Prendre au pied de la lettre les énoncés du droit et tenter d’obliger, par divers moyens, les États à respecter ceux-ci constitue donc une étape incontournable vers la concrétisation d’une politique plus juste envers les immigrantes et envers les réfugiées. C’est d’ailleurs ce que font les différents collectifs et groupes de défense des droits des immigrées et des réfugiées partout sur la planète. Se baser sur le droit universel se heurte cependant à une première limitation, en ce sens que celui-ci est restreint par les législations nationales propres aux différents États. Par ailleurs, cette contradiction « mondial/national » entre en résonance avec un processus beaucoup plus vaste, celui de la mondialisation capitaliste et des répercussions entraînées par celle-ci en termes de réorganisations économiques et du rôle des États.

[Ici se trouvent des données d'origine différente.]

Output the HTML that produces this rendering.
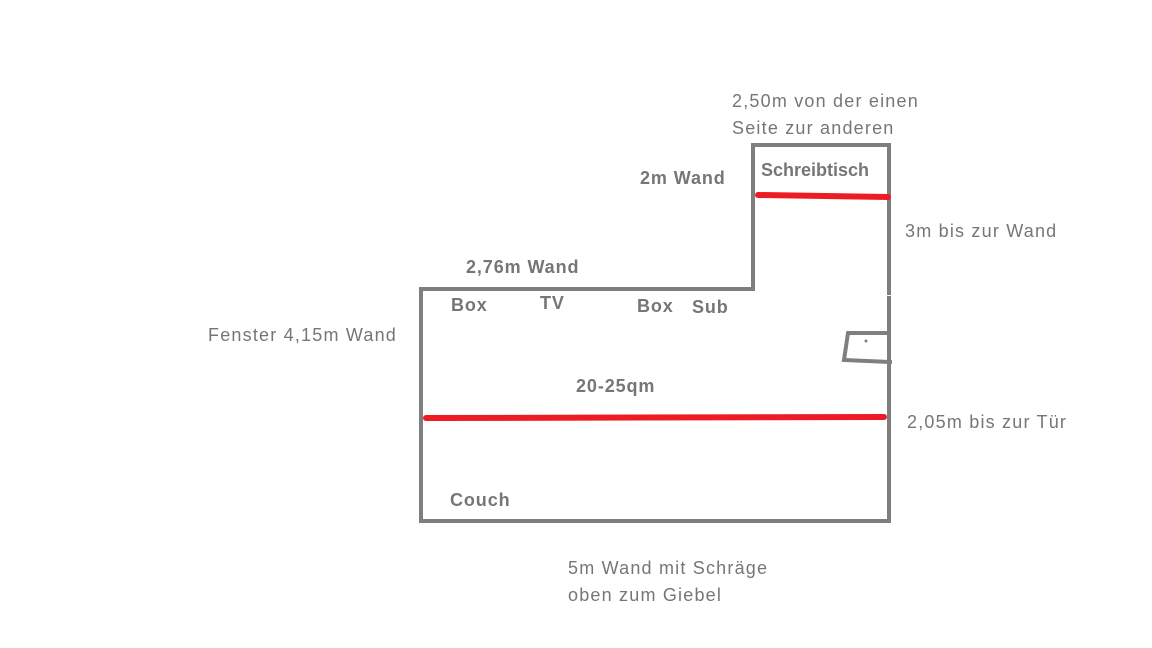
<!DOCTYPE html>
<html><head><meta charset="utf-8"><style>
body{margin:0;width:1152px;height:648px;background:#fff;overflow:hidden;position:relative;font-family:"Liberation Sans",sans-serif;color:#767676}
.t{position:absolute;font-size:18px;white-space:nowrap;line-height:27px;letter-spacing:1.2px}
.b{font-weight:bold;font-size:18px;letter-spacing:0.9px}
</style></head><body>
<svg width="1152" height="648" style="position:absolute;left:0;top:0">
<g stroke="#7f7f7f" stroke-width="4" fill="none" stroke-linecap="square">
<polyline points="421,521 421,289 753,289 753,145 889,145 889,293"/>
<polyline points="889,298 889,521 421,521"/>
<polyline points="889,333 848,333 844,360 890,362"/>
</g>
<circle cx="866" cy="341" r="1.5" fill="#7f7f7f"/>
<g stroke="#ed1c24" stroke-width="6" stroke-linecap="round">
<line x1="758" y1="195" x2="888" y2="197"/>
<line x1="426" y1="418" x2="884" y2="417"/>
</g>
</svg>
<div class="t" style="left:732px;top:88px">2,50m von der einen</div>
<div class="t" style="left:732px;top:115px">Seite zur anderen</div>
<div class="t b" style="left:761px;top:157px;letter-spacing:0">Schreibtisch</div>
<div class="t b" style="left:640px;top:165px">2m Wand</div>
<div class="t" style="left:905px;top:218px">3m bis zur Wand</div>
<div class="t b" style="left:466px;top:254px">2,76m Wand</div>
<div class="t b" style="left:451px;top:292px">Box</div>
<div class="t b" style="left:540px;top:290px">TV</div>
<div class="t b" style="left:637px;top:293px">Box</div>
<div class="t b" style="left:692px;top:294px">Sub</div>
<div class="t" style="left:208px;top:322px">Fenster 4,15m Wand</div>
<div class="t b" style="left:576px;top:373px">20-25qm</div>
<div class="t" style="left:907px;top:409px">2,05m bis zur Tür</div>
<div class="t b" style="left:450px;top:487px">Couch</div>
<div class="t" style="left:568px;top:555px">5m Wand mit Schräge</div>
<div class="t" style="left:568px;top:582px">oben zum Giebel</div>
</body></html>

Au-delà des strictes considérations juridiques qui nous confineraient uniquement à un plan formel, nous sommes amenés à replacer le droit dans l’ensemble des rapports socio-économiques où celui-ci évolue. Il est donc impossible de tenir un discours cohérent sur la libre circulation des personnes ou sur le respect des droits humains sans tenir compte des questions économiques. Alors que les marchandises, les capitaux et l’information n’ont jamais aussi rapidement et librement transité de par le monde – processus favorisé par les politiques néolibérales –, les individus, pour leur part, semblent de plus en plus fixés au sol. Nuançons cette affirmation cependant, car parallèlement à la marchandisation du monde, les personnes, en rapport avec leur droit de circuler, sont évaluées selon leur valeur marchande. Pour les riches de toutes origines, c’est la liberté de se promener où bon leur semble, pour les pauvres des pays du Sud, c’est la fermeture des frontières, les camps de réfugiés, la clandestinité et la déportation.

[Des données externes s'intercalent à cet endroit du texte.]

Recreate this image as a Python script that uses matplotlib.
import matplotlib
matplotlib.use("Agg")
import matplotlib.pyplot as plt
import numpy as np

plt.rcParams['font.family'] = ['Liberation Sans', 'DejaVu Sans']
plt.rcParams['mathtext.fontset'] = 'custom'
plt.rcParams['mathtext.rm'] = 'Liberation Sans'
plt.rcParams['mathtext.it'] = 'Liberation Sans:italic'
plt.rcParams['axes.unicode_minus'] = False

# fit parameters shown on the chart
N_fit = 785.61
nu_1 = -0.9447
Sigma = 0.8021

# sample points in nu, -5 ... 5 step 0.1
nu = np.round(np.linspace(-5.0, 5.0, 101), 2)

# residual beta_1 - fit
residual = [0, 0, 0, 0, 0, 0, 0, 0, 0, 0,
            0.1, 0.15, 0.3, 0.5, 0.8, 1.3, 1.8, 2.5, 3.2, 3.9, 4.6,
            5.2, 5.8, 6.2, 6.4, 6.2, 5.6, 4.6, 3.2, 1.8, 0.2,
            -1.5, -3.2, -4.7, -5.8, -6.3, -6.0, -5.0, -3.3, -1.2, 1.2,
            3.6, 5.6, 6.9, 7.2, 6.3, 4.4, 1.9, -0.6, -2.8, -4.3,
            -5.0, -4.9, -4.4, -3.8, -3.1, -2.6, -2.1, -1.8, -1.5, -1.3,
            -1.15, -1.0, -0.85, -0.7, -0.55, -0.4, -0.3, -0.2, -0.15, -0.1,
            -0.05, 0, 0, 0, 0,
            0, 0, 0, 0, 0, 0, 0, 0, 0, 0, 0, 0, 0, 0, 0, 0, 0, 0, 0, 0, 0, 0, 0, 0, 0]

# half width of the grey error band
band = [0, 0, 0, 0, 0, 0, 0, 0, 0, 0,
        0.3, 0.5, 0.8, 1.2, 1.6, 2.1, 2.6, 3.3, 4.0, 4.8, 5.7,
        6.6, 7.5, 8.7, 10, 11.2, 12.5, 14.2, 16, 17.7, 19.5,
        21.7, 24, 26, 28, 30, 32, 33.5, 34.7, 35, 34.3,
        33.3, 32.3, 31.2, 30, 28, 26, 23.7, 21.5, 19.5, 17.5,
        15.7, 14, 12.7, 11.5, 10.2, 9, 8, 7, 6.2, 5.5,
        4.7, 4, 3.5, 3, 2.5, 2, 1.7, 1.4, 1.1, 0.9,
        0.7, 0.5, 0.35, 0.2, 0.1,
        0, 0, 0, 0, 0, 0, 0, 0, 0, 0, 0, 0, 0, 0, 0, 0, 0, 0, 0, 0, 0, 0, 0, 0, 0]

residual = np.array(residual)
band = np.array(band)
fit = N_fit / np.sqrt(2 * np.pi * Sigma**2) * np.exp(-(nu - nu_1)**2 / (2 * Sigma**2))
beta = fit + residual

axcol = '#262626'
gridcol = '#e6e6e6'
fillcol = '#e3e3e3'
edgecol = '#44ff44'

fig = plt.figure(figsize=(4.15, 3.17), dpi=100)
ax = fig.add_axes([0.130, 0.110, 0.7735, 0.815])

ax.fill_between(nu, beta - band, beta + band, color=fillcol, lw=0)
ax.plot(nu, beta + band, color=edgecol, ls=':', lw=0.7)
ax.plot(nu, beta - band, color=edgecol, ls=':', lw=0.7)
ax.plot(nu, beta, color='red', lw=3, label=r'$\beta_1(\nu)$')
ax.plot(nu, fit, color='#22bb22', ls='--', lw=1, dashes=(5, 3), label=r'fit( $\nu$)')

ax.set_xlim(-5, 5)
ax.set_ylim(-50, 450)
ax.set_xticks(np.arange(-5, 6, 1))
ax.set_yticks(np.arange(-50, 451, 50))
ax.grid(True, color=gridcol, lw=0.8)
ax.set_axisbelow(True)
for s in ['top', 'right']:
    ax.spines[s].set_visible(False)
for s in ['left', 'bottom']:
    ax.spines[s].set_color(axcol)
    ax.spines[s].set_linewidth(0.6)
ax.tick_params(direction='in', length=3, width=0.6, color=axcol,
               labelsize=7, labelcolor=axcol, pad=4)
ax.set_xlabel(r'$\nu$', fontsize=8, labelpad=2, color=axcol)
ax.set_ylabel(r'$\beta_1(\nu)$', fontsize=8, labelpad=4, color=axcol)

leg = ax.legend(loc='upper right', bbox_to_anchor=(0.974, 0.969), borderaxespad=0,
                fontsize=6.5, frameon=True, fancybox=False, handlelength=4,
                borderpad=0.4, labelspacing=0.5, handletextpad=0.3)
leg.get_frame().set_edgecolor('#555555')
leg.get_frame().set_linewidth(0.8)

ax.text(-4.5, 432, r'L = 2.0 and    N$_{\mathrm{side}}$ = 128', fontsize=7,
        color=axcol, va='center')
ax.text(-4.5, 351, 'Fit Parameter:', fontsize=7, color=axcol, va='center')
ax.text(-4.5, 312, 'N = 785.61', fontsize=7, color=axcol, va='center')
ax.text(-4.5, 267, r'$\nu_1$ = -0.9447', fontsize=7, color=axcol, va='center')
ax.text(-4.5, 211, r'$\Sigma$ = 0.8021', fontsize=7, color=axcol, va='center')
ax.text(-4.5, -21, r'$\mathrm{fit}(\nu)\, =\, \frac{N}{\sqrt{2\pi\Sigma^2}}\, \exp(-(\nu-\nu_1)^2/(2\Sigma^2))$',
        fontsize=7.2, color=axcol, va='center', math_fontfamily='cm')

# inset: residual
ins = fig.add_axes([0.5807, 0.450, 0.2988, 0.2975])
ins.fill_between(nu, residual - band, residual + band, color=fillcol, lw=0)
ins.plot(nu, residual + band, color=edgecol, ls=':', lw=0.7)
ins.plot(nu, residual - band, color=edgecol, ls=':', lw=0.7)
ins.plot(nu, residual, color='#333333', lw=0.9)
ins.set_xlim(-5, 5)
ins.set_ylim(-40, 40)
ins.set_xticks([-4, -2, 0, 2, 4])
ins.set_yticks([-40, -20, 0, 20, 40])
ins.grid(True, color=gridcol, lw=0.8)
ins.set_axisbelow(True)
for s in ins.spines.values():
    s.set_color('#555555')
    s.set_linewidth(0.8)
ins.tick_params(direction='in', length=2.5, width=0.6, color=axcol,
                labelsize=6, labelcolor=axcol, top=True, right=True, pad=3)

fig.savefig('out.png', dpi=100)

Pourtant, malgré ces obstacles, toujours plus de défavorisés des pays du Sud tenteront leur chance au Nord, désireux d’améliorer leur condition et poussés pour beaucoup par la misère provoquée par les politiques imposées d’une manière néocoloniale par les organismes internationaux comme la Banque Mondiale, l’OMC ou le FMI. Pour beaucoup d’autres, ce sera la répression politique et les dictatures, quand ce n’est pas d’interminables guerres alimentées par les intérêts des grandes puissances et des entreprises transnationales, qui les amèneront à fuir. Installés ici, leur chemin de croix ne sera pas fini, car outre les obstacles dressés par l’État, les immigrantes et les réfugiées devront affronter le racisme. En effet, pour les pauvres d’ici, c’est la peur savamment entretenue par des démagogues de tous horizons que l’« autre », l’étranger, viendra leur voler le peu d’emplois et de programmes sociaux qui leur restent…

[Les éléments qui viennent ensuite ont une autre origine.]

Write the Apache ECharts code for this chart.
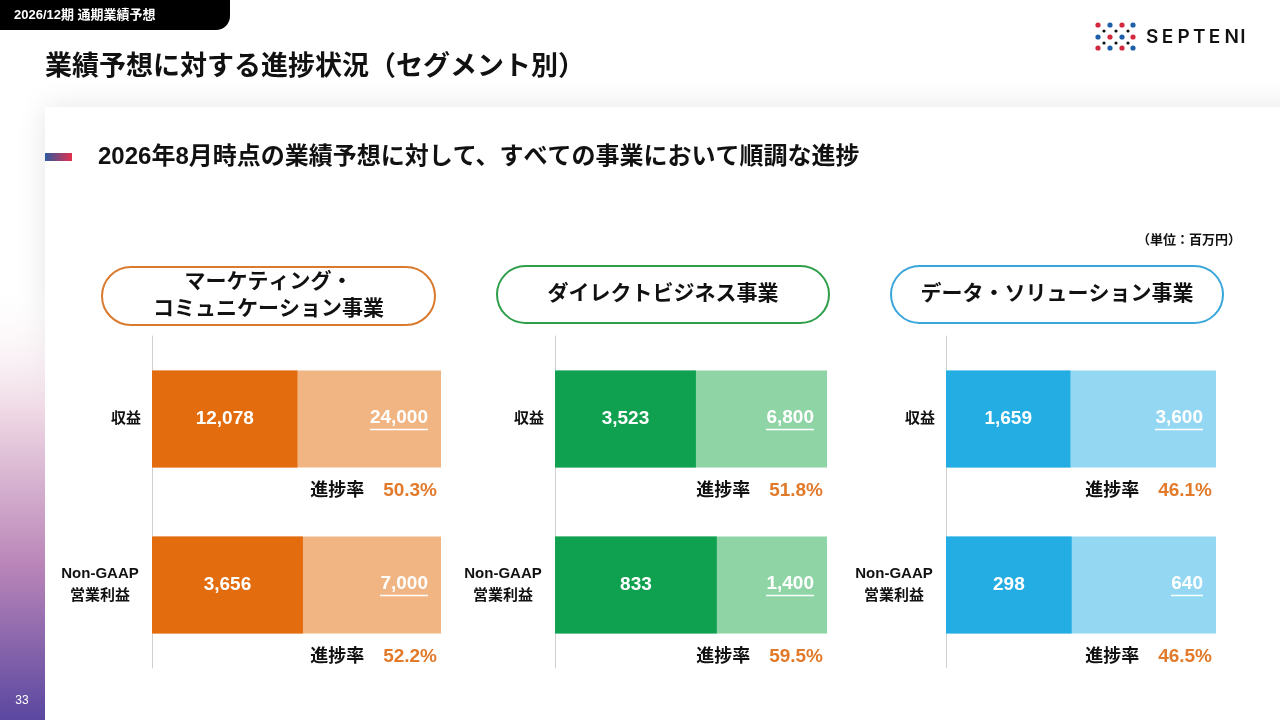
<!DOCTYPE html>
<html>
<head>
<meta charset="utf-8">
<script src="https://cdn.jsdelivr.net/npm/echarts@6/dist/echarts.min.js"></script>
<style>
  html, body { margin: 0; padding: 0; background: #fff; }
  #main { width: 1280px; height: 720px; }
</style>
</head>
<body>
<div id="main"></div>
<script>
// 数据（百万円）
var segments = ['マーケティング・\nコミュニケーション事業', 'ダイレクトビジネス事業', 'データ・ソリューション事業'];
var metrics = ['収益', 'Non-GAAP\n営業利益'];
var revenueActual = [12078, 3523, 1659];
var revenueForecast = [24000, 6800, 3600];
var revenueProgress = ['50.3%', '51.8%', '46.1%'];
var profitActual = [3656, 833, 298];
var profitForecast = [7000, 1400, 640];
var profitProgress = ['52.2%', '59.5%', '46.5%'];

var FONT = "'Liberation Sans', 'Noto Sans CJK JP', sans-serif";
var darkColors = ['#e36c0e', '#10a150', '#23ade2'];
var lightColors = ['#f1b483', '#8ed4a5', '#93d7f2'];
var pillColors = ['#d97a2e', '#2f9e4a', '#3aa6d9'];
var orange = '#e27a2b';

var chart = echarts.init(document.getElementById('main'));

// 文字宽度，用于下划线
var ctx = document.createElement('canvas').getContext('2d');
ctx.font = 'bold 19px ' + FONT;
function textW(s) { return Math.round(ctx.measureText(s).width); }
function fmt(v) { return v.toLocaleString('en-US'); }

var panelLeft = [152, 555, 946];
var panelWidth = [289, 272, 270];
var rowTop = [336, 502];
var rowHeight = 166;

var grids = [], xAxes = [], yAxes = [], series = [];

segments.forEach(function (seg, p) {
  [0, 1].forEach(function (r) {
    var idx = grids.length;
    var act = r === 0 ? revenueActual[p] : profitActual[p];
    var fc = r === 0 ? revenueForecast[p] : profitForecast[p];
    var prog = r === 0 ? revenueProgress[p] : profitProgress[p];
    grids.push({ left: panelLeft[p], top: rowTop[r], width: panelWidth[p], height: rowHeight });
    xAxes.push({ type: 'value', gridIndex: idx, min: 0, max: fc, show: false });
    yAxes.push({
      type: 'category', gridIndex: idx, data: [metrics[r]],
      axisLine: { show: true, lineStyle: { color: '#d0d0d0', width: 1 } },
      axisTick: { show: false },
      axisLabel: {
        margin: 11,
        formatter: function (v) {
          if (v.indexOf('\n') < 0) return '{r|' + v + '}';
          return v.split('\n').map(function (s) { return '{c|' + s + '}'; }).join('\n');
        },
        rich: {
          r: { fontFamily: FONT, fontWeight: 'bold', fontSize: 15, color: '#111' },
          c: { fontFamily: FONT, fontWeight: 'bold', fontSize: 15, color: '#111', width: 82, align: 'center', lineHeight: 22 }
        }
      }
    });
    // 预想（浅色）
    series.push({
      type: 'bar', xAxisIndex: idx, yAxisIndex: idx, data: [fc],
      barWidth: 97, barGap: '-100%', silent: true,
      itemStyle: { color: lightColors[p] },
      label: {
        show: true, position: 'insideRight', distance: 13,
        formatter: '{v|' + fmt(fc) + '}\n{u| }',
        rich: {
          v: { fontFamily: FONT, fontWeight: 'bold', fontSize: 19, color: '#fff', lineHeight: 21 },
          u: { width: textW(fmt(fc)), height: 1.5, fontSize: 1, lineHeight: 2, backgroundColor: '#fff' }
        }
      }
    });
    // 实绩（深色）
    series.push({
      type: 'bar', xAxisIndex: idx, yAxisIndex: idx, data: [act],
      barWidth: 97, barGap: '-100%', silent: true,
      itemStyle: { color: darkColors[p] },
      label: {
        show: true, position: 'inside',
        formatter: function (o) { return fmt(o.value); },
        fontFamily: FONT, fontWeight: 'bold', fontSize: 19, color: '#fff'
      }
    });
    // 进捗率
    series.push({
      type: 'bar', xAxisIndex: idx, yAxisIndex: idx, data: [fc],
      barWidth: 97, barGap: '-100%', silent: true,
      itemStyle: { color: 'rgba(0,0,0,0)' },
      label: {
        show: true, position: ['100%', '100%'], align: 'right', verticalAlign: 'top',
        offset: [-4, 14],
        formatter: '{k|進捗率}{p|' + prog + '}',
        rich: {
          k: { fontFamily: FONT, fontWeight: 'bold', fontSize: 18, color: '#111' },
          p: { fontFamily: FONT, fontWeight: 'bold', fontSize: 19, color: orange, padding: [0, 0, 0, 19] }
        }
      }
    });
  });
});

// 装饰
var graphics = [];
graphics.push({ type: 'rect', z: 0, shape: { x: 45, y: 107, width: 1260, height: 640 },
  style: { fill: '#fff', shadowBlur: 28, shadowColor: 'rgba(0,0,0,0.10)' } });
graphics.push({ type: 'rect', z: 1, shape: { x: 0, y: 280, width: 45, height: 440 },
  style: { fill: new echarts.graphic.LinearGradient(0, 0, 0, 1, [
    { offset: 0, color: 'rgba(255,255,255,0)' },
    { offset: 0.3, color: '#efd8e4' },
    { offset: 0.65, color: '#b985b8' },
    { offset: 1, color: '#5a47a0' }
  ]) } });
graphics.push({ type: 'text', z: 2, x: 22, y: 701,
  style: { text: '33', fill: '#fff', font: '12px ' + FONT, align: 'center', verticalAlign: 'middle' } });
graphics.push({ type: 'rect', z: 2, shape: { x: 0, y: -20, width: 230, height: 50, r: [0, 0, 14, 0] },
  style: { fill: '#000' } });
graphics.push({ type: 'text', z: 3, x: 14, y: 15,
  style: { text: '2026/12期 通期業績予想', fill: '#fff', font: 'bold 13px ' + FONT, verticalAlign: 'middle' } });
graphics.push({ type: 'text', z: 3, x: 45, y: 68,
  style: { text: '業績予想に対する進捗状況（セグメント別）', fill: '#111', font: 'bold 27px ' + FONT, verticalAlign: 'middle' } });
graphics.push({ type: 'rect', z: 3, shape: { x: 45, y: 153, width: 27, height: 8 },
  style: { fill: new echarts.graphic.LinearGradient(0, 0, 1, 0, [
    { offset: 0, color: '#2d5a9e' }, { offset: 1, color: '#e3304f' }
  ]) } });
graphics.push({ type: 'text', z: 3, x: 98, y: 157,
  style: { text: '2026年8月時点の業績予想に対して、すべての事業において順調な進捗', fill: '#111', font: 'bold 24px ' + FONT, verticalAlign: 'middle' } });
graphics.push({ type: 'text', z: 3, x: 1241, y: 240,
  style: { text: '（単位：百万円）', fill: '#111', font: 'bold 13px ' + FONT, align: 'right', verticalAlign: 'middle' } });

// 分段标题
var pillBox = [[102, 267, 333, 58], [497, 266, 332, 57], [891, 266, 332, 57]];
segments.forEach(function (seg, p) {
  var b = pillBox[p];
  graphics.push({ type: 'rect', z: 3, shape: { x: b[0], y: b[1], width: b[2], height: b[3], r: b[3] / 2 },
    style: { fill: '#fff', stroke: pillColors[p], lineWidth: 2 } });
  graphics.push({ type: 'text', z: 4, x: b[0] + b[2] / 2, y: b[1] + b[3] / 2,
    style: { text: seg, fill: '#111', font: 'bold 21px ' + FONT, align: 'center', verticalAlign: 'middle', lineHeight: 27 } });
});

// logo
var dotX = [1098, 1110, 1122, 1133];
var dotY = [25, 37, 48];
var dotC = [['#d22a3c', '#1f5fa8', '#d22a3c', '#1f5fa8'], ['#1f5fa8', '#d22a3c', '#1f5fa8', '#d22a3c'], ['#d22a3c', '#1f5fa8', '#d22a3c', '#1f5fa8']];
dotY.forEach(function (y, i) {
  dotX.forEach(function (x, j) {
    graphics.push({ type: 'circle', z: 3, shape: { cx: x, cy: y, r: 2.6 }, style: { fill: dotC[i][j] } });
  });
});
[31, 43].forEach(function (y) {
  [1104, 1116, 1128].forEach(function (x) {
    graphics.push({ type: 'circle', z: 3, shape: { cx: x, cy: y, r: 1.6 }, style: { fill: '#111' } });
  });
});
'SEPTENI'.split('').forEach(function (ch, i) {
  graphics.push({ type: 'text', z: 3, x: 1146 + i * 15.7, y: 37,
    style: { text: ch, fill: '#111', font: '600 19px Inter, ' + FONT, verticalAlign: 'middle' } });
});

chart.setOption({
  animation: false,
  grid: grids,
  xAxis: xAxes,
  yAxis: yAxes,
  series: series,
  graphic: graphics
});
</script>
</body>
</html>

Il apparaît alors que leur combat pour des politiques migratoires plus justes, par-delà le simple respect du droit, passe par une remise en cause des inégalités socio-économiques tant au plan national que sur l’ensemble du globe. Cette remise en cause ne peut se traduire que par des politiques allant radicalement à l’encontre du néolibéralisme ambiant, à la mise au pas, sinon l’abolition, des organismes internationaux comme le FMI ou l’OMC et à la mise en place de relations internationales où les intérêts économiques seront subordonnés au respect des droits humains. Le droit international ne sera vraiment respecté qu’à partir du moment où un puissant mouvement social, en transformant l’ensemble des rapports sociaux, donnera un véritable contenu à ce qui, jusqu’à maintenant, n’est qu’une forme vide.